#### [Your goal]
Your task is to transcribe all of the records exactly and leave out the pictures.

#### [Information shown]

------------------------------------------------------------

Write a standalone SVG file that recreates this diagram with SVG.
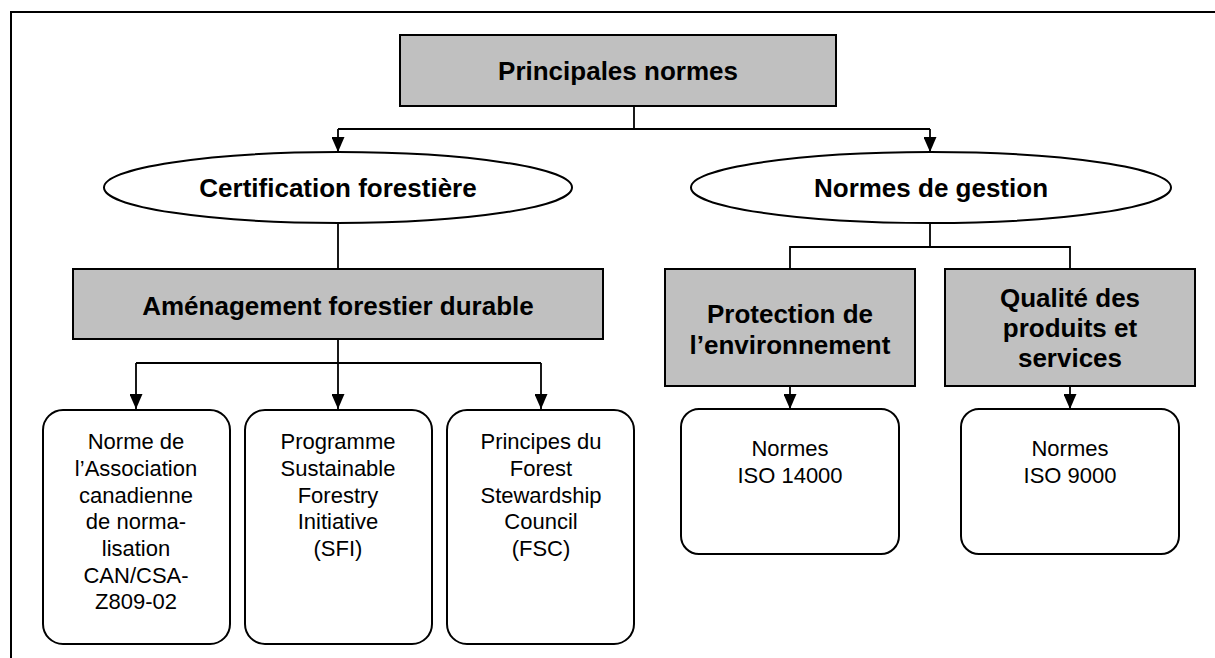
<svg xmlns="http://www.w3.org/2000/svg" width="1215" height="658" viewBox="0 0 1215 658">
<style>
.gbox{fill:#c0c0c0;stroke:#000;stroke-width:2}
.ell{fill:#fff;stroke:#000;stroke-width:2}
.rbox{fill:#fff;stroke:#000;stroke-width:2}
.b{font-family:"Liberation Sans",Arial,sans-serif;font-weight:bold;font-size:26px;text-anchor:middle;fill:#000}
.r{font-family:"Liberation Sans",Arial,sans-serif;font-size:22px;text-anchor:middle;fill:#000}
.c{fill:none;stroke:#000;stroke-width:1.8}
</style>
<defs>
<marker id="ar" markerUnits="userSpaceOnUse" markerWidth="15" markerHeight="13" refX="15" refY="6.5" orient="auto">
<path d="M0,0 L15,6.5 L0,13 Z" fill="#000"/>
</marker>
</defs>
<rect width="1215" height="658" fill="#fff"/>
<path d="M11,658 V12 H1215" fill="none" stroke="#000" stroke-width="2"/>
<g id="connectors">
<path class="c" d="M634,106 V129"/>
<path class="c" d="M338,129 H930"/>
<path class="c" d="M338,129 V152" marker-end="url(#ar)"/>
<path class="c" d="M930,129 V152" marker-end="url(#ar)"/>
<path class="c" d="M338,223 V269"/>
<path class="c" d="M338,339 V409" marker-end="url(#ar)"/>
<path class="c" d="M136,363 H541"/>
<path class="c" d="M136,363 V409" marker-end="url(#ar)"/>
<path class="c" d="M541,363 V409" marker-end="url(#ar)"/>
<path class="c" d="M930,223 V247"/>
<path class="c" d="M790,269 V247 H1070 V269"/>
<path class="c" d="M790,386 V409" marker-end="url(#ar)"/>
<path class="c" d="M1070,386 V409" marker-end="url(#ar)"/>
</g>
<g id="principales">
<rect class="gbox" x="400" y="35" width="436" height="71"/>
<text class="b" x="618" y="80">Principales normes</text>
</g>
<g id="certification">
<ellipse class="ell" cx="338" cy="187.5" rx="234" ry="35.5"/>
<text class="b" x="338" y="197">Certification forestière</text>
</g>
<g id="gestion">
<ellipse class="ell" cx="931" cy="187.5" rx="240" ry="35.5"/>
<text class="b" x="931" y="197">Normes de gestion</text>
</g>
<g id="amenagement">
<rect class="gbox" x="73" y="269" width="530" height="70"/>
<text class="b" x="338" y="315">Aménagement forestier durable</text>
</g>
<g id="protection">
<rect class="gbox" x="665" y="269" width="250" height="117"/>
<text class="b" x="790" y="323">Protection de</text>
<text class="b" x="790" y="354">l’environnement</text>
</g>
<g id="qualite">
<rect class="gbox" x="945" y="269" width="250" height="117"/>
<text class="b" x="1070" y="307">Qualité des</text>
<text class="b" x="1070" y="337">produits et</text>
<text class="b" x="1070" y="367">services</text>
</g>
<g id="csa">
<rect class="rbox" x="43" y="410" width="187" height="234" rx="20"/>
<text class="r" x="136" y="449">Norme de</text>
<text class="r" x="136" y="476">l’Association</text>
<text class="r" x="136" y="503">canadienne</text>
<text class="r" x="136" y="529">de norma-</text>
<text class="r" x="136" y="556">lisation</text>
<text class="r" x="136" y="583">CAN/CSA-</text>
<text class="r" x="136" y="609">Z809-02</text>
</g>
<g id="sfi">
<rect class="rbox" x="245" y="410" width="187" height="234" rx="20"/>
<text class="r" x="338" y="449">Programme</text>
<text class="r" x="338" y="476">Sustainable</text>
<text class="r" x="338" y="503">Forestry</text>
<text class="r" x="338" y="529">Initiative</text>
<text class="r" x="338" y="556">(SFI)</text>
</g>
<g id="fsc">
<rect class="rbox" x="447" y="410" width="187" height="234" rx="20"/>
<text class="r" x="541" y="449">Principes du</text>
<text class="r" x="541" y="476">Forest</text>
<text class="r" x="541" y="503">Stewardship</text>
<text class="r" x="541" y="529">Council</text>
<text class="r" x="541" y="556">(FSC)</text>
</g>
<g id="iso14000">
<rect class="rbox" x="681" y="409" width="218" height="145" rx="18"/>
<text class="r" x="790" y="456">Normes</text>
<text class="r" x="790" y="483">ISO 14000</text>
</g>
<g id="iso9000">
<rect class="rbox" x="961" y="409" width="218" height="145" rx="18"/>
<text class="r" x="1070" y="456">Normes</text>
<text class="r" x="1070" y="483">ISO 9000</text>
</g>
</svg>
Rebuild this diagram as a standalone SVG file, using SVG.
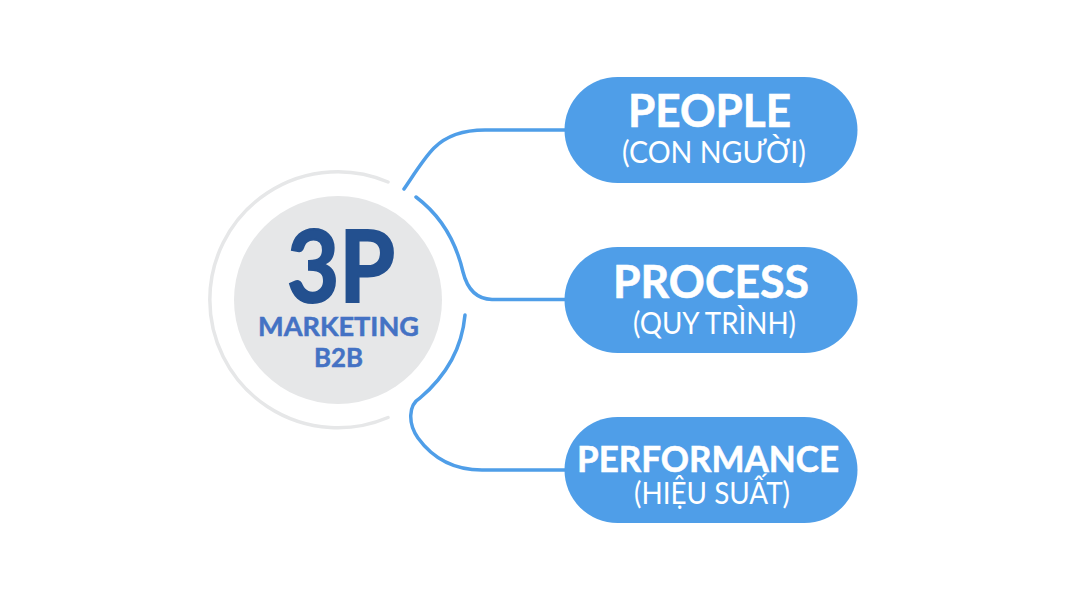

------------------------------------------------------------

#### [Response]
Write a standalone SVG file that recreates this diagram with SVG.
<svg xmlns="http://www.w3.org/2000/svg" width="1215" height="658" viewBox="0 0 1215 658">
<style>
.gbox{fill:#c0c0c0;stroke:#000;stroke-width:2}
.ell{fill:#fff;stroke:#000;stroke-width:2}
.rbox{fill:#fff;stroke:#000;stroke-width:2}
.b{font-family:"Liberation Sans",Arial,sans-serif;font-weight:bold;font-size:26px;text-anchor:middle;fill:#000}
.r{font-family:"Liberation Sans",Arial,sans-serif;font-size:22px;text-anchor:middle;fill:#000}
.c{fill:none;stroke:#000;stroke-width:1.8}
</style>
<defs>
<marker id="ar" markerUnits="userSpaceOnUse" markerWidth="15" markerHeight="13" refX="15" refY="6.5" orient="auto">
<path d="M0,0 L15,6.5 L0,13 Z" fill="#000"/>
</marker>
</defs>
<rect width="1215" height="658" fill="#fff"/>
<path d="M11,658 V12 H1215" fill="none" stroke="#000" stroke-width="2"/>
<g id="connectors">
<path class="c" d="M634,106 V129"/>
<path class="c" d="M338,129 H930"/>
<path class="c" d="M338,129 V152" marker-end="url(#ar)"/>
<path class="c" d="M930,129 V152" marker-end="url(#ar)"/>
<path class="c" d="M338,223 V269"/>
<path class="c" d="M338,339 V409" marker-end="url(#ar)"/>
<path class="c" d="M136,363 H541"/>
<path class="c" d="M136,363 V409" marker-end="url(#ar)"/>
<path class="c" d="M541,363 V409" marker-end="url(#ar)"/>
<path class="c" d="M930,223 V247"/>
<path class="c" d="M790,269 V247 H1070 V269"/>
<path class="c" d="M790,386 V409" marker-end="url(#ar)"/>
<path class="c" d="M1070,386 V409" marker-end="url(#ar)"/>
</g>
<g id="principales">
<rect class="gbox" x="400" y="35" width="436" height="71"/>
<text class="b" x="618" y="80">Principales normes</text>
</g>
<g id="certification">
<ellipse class="ell" cx="338" cy="187.5" rx="234" ry="35.5"/>
<text class="b" x="338" y="197">Certification forestière</text>
</g>
<g id="gestion">
<ellipse class="ell" cx="931" cy="187.5" rx="240" ry="35.5"/>
<text class="b" x="931" y="197">Normes de gestion</text>
</g>
<g id="amenagement">
<rect class="gbox" x="73" y="269" width="530" height="70"/>
<text class="b" x="338" y="315">Aménagement forestier durable</text>
</g>
<g id="protection">
<rect class="gbox" x="665" y="269" width="250" height="117"/>
<text class="b" x="790" y="323">Protection de</text>
<text class="b" x="790" y="354">l’environnement</text>
</g>
<g id="qualite">
<rect class="gbox" x="945" y="269" width="250" height="117"/>
<text class="b" x="1070" y="307">Qualité des</text>
<text class="b" x="1070" y="337">produits et</text>
<text class="b" x="1070" y="367">services</text>
</g>
<g id="csa">
<rect class="rbox" x="43" y="410" width="187" height="234" rx="20"/>
<text class="r" x="136" y="449">Norme de</text>
<text class="r" x="136" y="476">l’Association</text>
<text class="r" x="136" y="503">canadienne</text>
<text class="r" x="136" y="529">de norma-</text>
<text class="r" x="136" y="556">lisation</text>
<text class="r" x="136" y="583">CAN/CSA-</text>
<text class="r" x="136" y="609">Z809-02</text>
</g>
<g id="sfi">
<rect class="rbox" x="245" y="410" width="187" height="234" rx="20"/>
<text class="r" x="338" y="449">Programme</text>
<text class="r" x="338" y="476">Sustainable</text>
<text class="r" x="338" y="503">Forestry</text>
<text class="r" x="338" y="529">Initiative</text>
<text class="r" x="338" y="556">(SFI)</text>
</g>
<g id="fsc">
<rect class="rbox" x="447" y="410" width="187" height="234" rx="20"/>
<text class="r" x="541" y="449">Principes du</text>
<text class="r" x="541" y="476">Forest</text>
<text class="r" x="541" y="503">Stewardship</text>
<text class="r" x="541" y="529">Council</text>
<text class="r" x="541" y="556">(FSC)</text>
</g>
<g id="iso14000">
<rect class="rbox" x="681" y="409" width="218" height="145" rx="18"/>
<text class="r" x="790" y="456">Normes</text>
<text class="r" x="790" y="483">ISO 14000</text>
</g>
<g id="iso9000">
<rect class="rbox" x="961" y="409" width="218" height="145" rx="18"/>
<text class="r" x="1070" y="456">Normes</text>
<text class="r" x="1070" y="483">ISO 9000</text>
</g>
</svg>
Rebuild this diagram as a standalone SVG file, using SVG.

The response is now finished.